Now, nearly two generations later, the real harvest occurs. No one can say there are few qualified minorities after such a lengthy period of social nurturing.

The degrees of success vary, of course. But the large middle- and upper-middle class in America is a direct result of those years of opportunity. As a testament to that, this week President Obama could choose a Latina woman who has been nominated in the past by both Democratic and Republican presidents for successively higher federal court positions. That alone speaks volumes about the success of a much-maligned social strategy to equality: affirmative action. It works.

When administered properly by identifying qualified and talented candidates, affirmative action remains a strategy that can help bring true diversity to America at every level of society.

At the base of affirmative action is merit. It’s allowing people who wouldn’t have a chance an opportunity to compete. That’s not racist compared to the all-white institutions and envirnonments affirmative action was intended to fix.

Of course, these days, you’ll never hear affirmative action mentioned. It’s not even euphemized like calling terror “enhanced interrogation techniques.”  If the phrase “affirmative action” was said at the Obama press conference this week, I didn’t hear it. It’s political death.

Instead you heard the president talk about Sotomayor’s American Dream. You heard about how she grew up in the projects and got to Yale Law School.

It was basically my admission essay to Harvard in 1972.  It’s a good story. It works. At the press conference, you also heard about baseball, and how as a federal judge in New York, it was Sotomayor’s decision in 1995 that sided with the players and ended the baseball strike. What a gal! American Dream and Baseball. Sounds like the first Latina to serve on the U.S. Supreme Court!

The Obama administration has chosen to sell the judge in this feel-good fashion to avoid all the hot buttons of race.

But there’s nothing wrong with confronting the hot-buttons with Sotomayor.

There’s a reason she was nominated up the judge chain by both G.H.W. Bush and Bill Clinton.  She’s good and qualified, emphasis on that second point.

And she’s a woman and a Latina. The administration is finally showing that race really matters.

Straddling Colorblind

For all of President Obama’s underplaying of race in his political demeanor to the point of colorblindness, his Supreme Court pick says it all. To his credit, he still values the pigment and the numbers. In this era of diversity, we need to see the reflection of America in everything we hold dear. And that means making sure people of color show up.  Race politics is alive and well.

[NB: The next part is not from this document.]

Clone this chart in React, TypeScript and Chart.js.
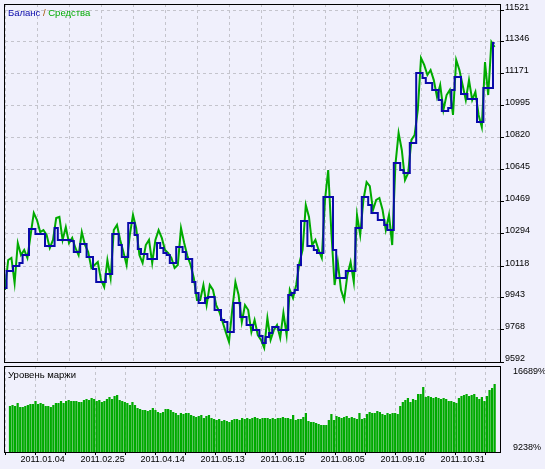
import React, { useEffect, useRef } from 'react';
import { Chart, registerables } from 'chart.js';

Chart.register(...registerables);

// ---------- DATA ----------
const dateLabels = ['2011.01.04', '2011.02.25', '2011.04.14', '2011.05.13', '2011.06.15', '2011.08.05', '2011.09.16', '2011.10.31'];
const priceTicks = [9592, 9768, 9943, 10118, 10294, 10469, 10645, 10820, 10995, 11171, 11346, 11521];
const marginTicks = [9238, 16689];

const balance = [
  9998, 10091, 10091, 10118, 10118, 10135, 10178, 10178, 10321, 10321,
  10293, 10293, 10293, 10228, 10228, 10228, 10326, 10261, 10261, 10261,
  10261, 10255, 10195, 10195, 10239, 10239, 10167, 10167, 10102, 10030,
  10030, 10030, 10074, 10074, 10293, 10293, 10233, 10167, 10167, 10354,
  10354, 10288, 10211, 10184, 10184, 10156, 10156, 10156, 10244, 10217,
  10189, 10178, 10135, 10135, 10222, 10222, 10195, 10156, 10156, 10030,
  9970, 9915, 9915, 9943, 9948, 9948, 9877, 9877, 9822, 9811,
  9756, 9756, 9915, 9915, 9839, 9839, 9795, 9795, 9767, 9767,
  9734, 9696, 9729, 9751, 9784, 9784, 9767, 9767, 9767, 9959,
  9970, 9987, 10124, 10365, 10365, 10228, 10228, 10206, 10189, 10189,
  10496, 10496, 10496, 10206, 10052, 10052, 10052, 10091, 10091, 10091,
  10326, 10326, 10496, 10496, 10452, 10409, 10409, 10370, 10370, 10343,
  10315, 10315, 10683, 10683, 10644, 10628, 10628, 10792, 10792, 11176,
  11176, 11148, 11121, 11121, 11083, 11083, 11028, 10967, 10967, 10984,
  11083, 11154, 11154, 11061, 11061, 11033, 11033, 11033, 10907, 10907,
  11094, 11094, 11094, 11340,
];

const equity = [
  9987, 10151, 10162, 10025, 10244, 10178, 10206, 10162, 10288, 10409,
  10370, 10304, 10315, 10288, 10217, 10261, 10381, 10387, 10261, 10332,
  10244, 10272, 10217, 10178, 10304, 10233, 10195, 10107, 10124, 10140,
  10041, 10003, 10151, 10052, 10315, 10343, 10261, 10195, 10124, 10288,
  10398, 10326, 10178, 10135, 10233, 10261, 10135, 10261, 10315, 10272,
  10206, 10189, 10162, 10107, 10124, 10326, 10244, 10173, 10124, 10052,
  9932, 9932, 10014, 9904, 10014, 9987, 9904, 9866, 9811, 9756,
  9702, 9877, 10030, 9959, 9811, 9904, 9877, 9756, 9822, 9740,
  9713, 9669, 9833, 9713, 9767, 9795, 9724, 9861, 9740, 9987,
  9943, 10014, 10135, 10206, 10452, 10387, 10233, 10261, 10206, 10162,
  10480, 10644, 10299, 10014, 10140, 9987, 9932, 10069, 10140, 10030,
  10398, 10288, 10480, 10578, 10556, 10425, 10480, 10491, 10425, 10315,
  10398, 10233, 10672, 10847, 10754, 10589, 10628, 10809, 10836, 10973,
  11258, 11220, 11165, 11192, 11137, 11044, 11110, 10973, 11055, 11083,
  10946, 11247, 11192, 11110, 11028, 11137, 11028, 11072, 10946, 10880,
  11236, 11055, 11346, 11318,
];

const marginLevel = [
  13648, 13746, 13648, 13942, 13550, 13550, 13648, 13746, 13844, 13844,
  14138, 13844, 13942, 13844, 13648, 13648, 13550, 13746, 13942, 13942,
  14138, 13942, 14138, 14236, 14138, 14138, 14138, 14040, 14040, 14236,
  14334, 14236, 14432, 14334, 14138, 14236, 14040, 14138,
  14334, 14530, 14334, 14628, 14726, 14236, 14138, 14040, 13942, 13746,
  14040, 13746, 13452, 13354, 13256, 13256, 13158, 13256, 13452, 13256,
  13060, 12962, 13060, 13354, 13354, 13256, 13060, 12962, 12766, 12962,
  12864, 12962, 12962, 12766, 12668, 12570, 12668, 12766, 12472, 12668,
  12766, 12472, 12374, 12276, 12374, 12178, 12276, 12178, 12080, 12276,
  12374, 12374, 12276, 12472, 12374, 12472, 12374, 12472, 12570, 12472,
  12374, 12472, 12472,
  12472, 12374, 12472, 12374, 12472, 12472, 12570, 12472, 12472, 12374,
  12766, 12276, 12374, 12374, 12570, 12962, 12178, 12080, 12080, 11982,
  11884, 11786, 11786, 11786, 12276, 12864, 12276, 12668, 12570, 12472,
  12570, 12668, 12472, 12570, 12472, 12374, 12962, 12374, 12472, 12864,
  13060, 12962, 12962, 13158, 13060, 12864, 12766, 12962, 12864, 12962,
  12962, 12864, 13648, 14040, 14236, 14432, 14040, 14334, 14236, 14824,
  14824, 15510, 14530, 14628, 14530, 14432, 14530, 14432, 14334, 14432,
  14334, 14138, 14138, 14040, 13942, 14432, 14628, 14726, 14824, 14628,
  14726, 14824, 14530, 14334, 14530, 14138, 14628, 15216, 15412, 15804,
];

// ---------- STYLE ----------
const BG = 'rgb(240,240,252)';
const GRID = '#c4c4cc';
const BLUE = '#0a0aaa';
const GREEN = '#00aa00';
const FONT = '"Liberation Sans", Arial, sans-serif';
const DASH = [3, 3];
const X_MAX = 154.6875;
const gridSteps = [0, 10, 20, 30, 40, 50, 60, 70, 80, 90, 100, 110, 120, 130, 140, 150];

Chart.defaults.font.family = FONT;
Chart.defaults.font.size = 9;

function zeroPad(s: any) {
  s.paddingTop = 0;
  s.paddingBottom = 0;
  s.paddingLeft = 0;
  s.paddingRight = 0;
}

const framePlugin = {
  id: 'frame',
  afterDraw(chart: any) {
    const { ctx, chartArea: a } = chart;
    ctx.save();
    ctx.setLineDash([]);
    ctx.strokeStyle = '#000';
    ctx.lineWidth = 1;
    ctx.strokeRect(a.left - 0.5, a.top + 0.5, a.right - a.left + 1, a.bottom - a.top);
    ctx.restore();
  },
};

function titlePlugin(parts: { text: string; color: string }[]) {
  return {
    id: 'panelTitle',
    afterDraw(chart: any) {
      const { ctx, chartArea: a } = chart;
      ctx.save();
      ctx.font = '9.5px ' + FONT;
      ctx.textBaseline = 'middle';
      ctx.textAlign = 'left';
      let x = a.left + 3;
      const y = a.top + 9;
      for (const p of parts) {
        ctx.fillStyle = p.color;
        ctx.fillText(p.text, x, y);
        x += ctx.measureText(p.text).width;
      }
      ctx.restore();
    },
  };
}

export default function App() {
  const topRef = useRef<HTMLCanvasElement>(null);
  const botRef = useRef<HTMLCanvasElement>(null);

  useEffect(() => {
    document.body.style.margin = '0';
    const xGrid = {
      type: 'linear' as const,
      min: 0,
      max: X_MAX,
      afterBuildTicks: (s: any) => {
        s.ticks = gridSteps.map((v) => ({ value: v }));
      },
    };

    const top = new Chart(topRef.current!, {
      type: 'line',
      data: {
        datasets: [
          {
            label: 'Баланс',
            data: balance.map((v, i) => ({ x: i, y: v })),
            borderColor: BLUE,
            borderWidth: 2,
            pointRadius: 0,
            stepped: 'middle',
            fill: false,
          },
          {
            label: 'Средства',
            data: equity.map((v, i) => ({ x: i, y: v })),
            borderColor: GREEN,
            borderWidth: 2,
            pointRadius: 0,
            tension: 0,
            fill: false,
          },
        ],
      },
      options: {
        animation: false,
        responsive: false,
        events: [],
        layout: { padding: { left: 5, top: 4, right: 0, bottom: 0 } },
        plugins: { legend: { display: false }, tooltip: { enabled: false } },
        scales: {
          x: {
            ...xGrid,
            ticks: { display: false },
            grid: { color: GRID, borderDash: DASH, drawTicks: false } as any,
            border: { display: false, dash: DASH },
            afterFit: (s: any) => {
              s.height = 2;
              zeroPad(s);
            },
          },
          y: {
            position: 'right',
            min: 9592,
            max: 11554,
            afterBuildTicks: (s: any) => {
              s.ticks = priceTicks.map((v) => ({ value: v }));
            },
            ticks: {
              color: '#000',
              padding: 1,
              labelOffset: -3,
              font: { family: FONT, size: 9 },
              callback: (v: any) => String(v),
            },
            grid: { color: GRID, borderDash: DASH, tickLength: 4, tickColor: '#000', tickBorderDash: [] } as any,
            border: { display: false, dash: DASH },
            afterFit: (s: any) => {
              s.width = 45;
              zeroPad(s);
            },
          },
        },
      },
      plugins: [
        framePlugin,
        titlePlugin([
          { text: 'Баланс', color: BLUE },
          { text: ' / ', color: '#a05000' },
          { text: 'Средства', color: GREEN },
        ]),
      ],
    });

    const bottom = new Chart(botRef.current!, {
      type: 'bar',
      data: {
        datasets: [
          {
            label: 'Уровень маржи',
            data: marginLevel.map((v, i) => ({ x: i, y: v })),
            xAxisID: 'xb',
            backgroundColor: GREEN,
            borderWidth: 0,
            barPercentage: 0.88,
            categoryPercentage: 1,
          },
        ],
      },
      options: {
        animation: false,
        responsive: false,
        events: [],
        layout: { padding: { left: 5, top: 3, right: 0, bottom: 0 } },
        plugins: { legend: { display: false }, tooltip: { enabled: false } },
        scales: {
          x: {
            ...xGrid,
            ticks: {
              color: '#000',
              align: 'start',
              padding: -1,
              autoSkip: false,
              maxRotation: 0,
              minRotation: 0,
              font: { family: FONT, size: 9 },
              callback: (v: any) => (v % 20 === 0 ? dateLabels[v / 20] : ''),
            },
            grid: { color: GRID, borderDash: DASH, tickLength: 3, tickColor: '#000', tickBorderDash: [] } as any,
            border: { display: false, dash: DASH },
            afterFit: (s: any) => {
              s.height = 17;
              zeroPad(s);
            },
          },
          xb: {
            type: 'linear',
            display: false,
            offset: false,
            min: -1.96,
            max: 192.1,
            grid: { offset: false },
          },
          y: {
            position: 'right',
            min: 9140,
            max: 17571,
            beginAtZero: false,
            afterBuildTicks: (s: any) => {
              s.ticks = marginTicks.map((v) => ({ value: v }));
            },
            ticks: {
              color: '#000',
              padding: 5,
              labelOffset: -3,
              font: { family: FONT, size: 9 },
              callback: (v: any) => v + '%',
            },
            grid: { display: false },
            border: { display: false },
            afterFit: (s: any) => {
              s.width = 45;
              zeroPad(s);
            },
          },
        },
      },
      plugins: [framePlugin, titlePlugin([{ text: 'Уровень маржи', color: '#000' }])],
    });

    return () => {
      top.destroy();
      bottom.destroy();
    };
  }, []);

  return (
    <div style={{ position: 'absolute', left: 0, top: 0, width: 545, height: 469, background: BG }}>
      <canvas
        ref={topRef}
        width={545}
        height={364}
        style={{ position: 'absolute', left: 0, top: 0, width: 545, height: 364 }}
      />
      <canvas
        ref={botRef}
        width={545}
        height={106}
        style={{ position: 'absolute', left: 0, top: 363, width: 545, height: 106 }}
      />
    </div>
  );
}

Naysayers may cry out that that leads to quotas, which are, of course, illegal. But no one is talking about quotas.  On the contrary, we should all hope that this appointment leads to more harvesting of the seeds of affirmative action, a proven remedy to racial injustice.

Sotomayor, self-described as an ordinary person blessed with extraordinary opportunities, is a living example of affirmative action done right. She shows what happens when gifted and talented people of promise from under-served communities  are given a chance. They excel. They succeed.

Sotomayor’s “American Dream” tale is attractive. But people shouldn’t  forget that her life is the blueprint model of how affirmative action–when it is administered correctly–is supposed to work. A little girl from the projects can be part of the highest court of the land. Sotomayor’s nomination should be a boost to all people of color that the dream of opportunity is still alive.

It’s a definite sign that President Obama, who has taken the elevator up, has not forgotten to send it back down.

I haven’t seen such a clear sign of hope for America in a long, long time.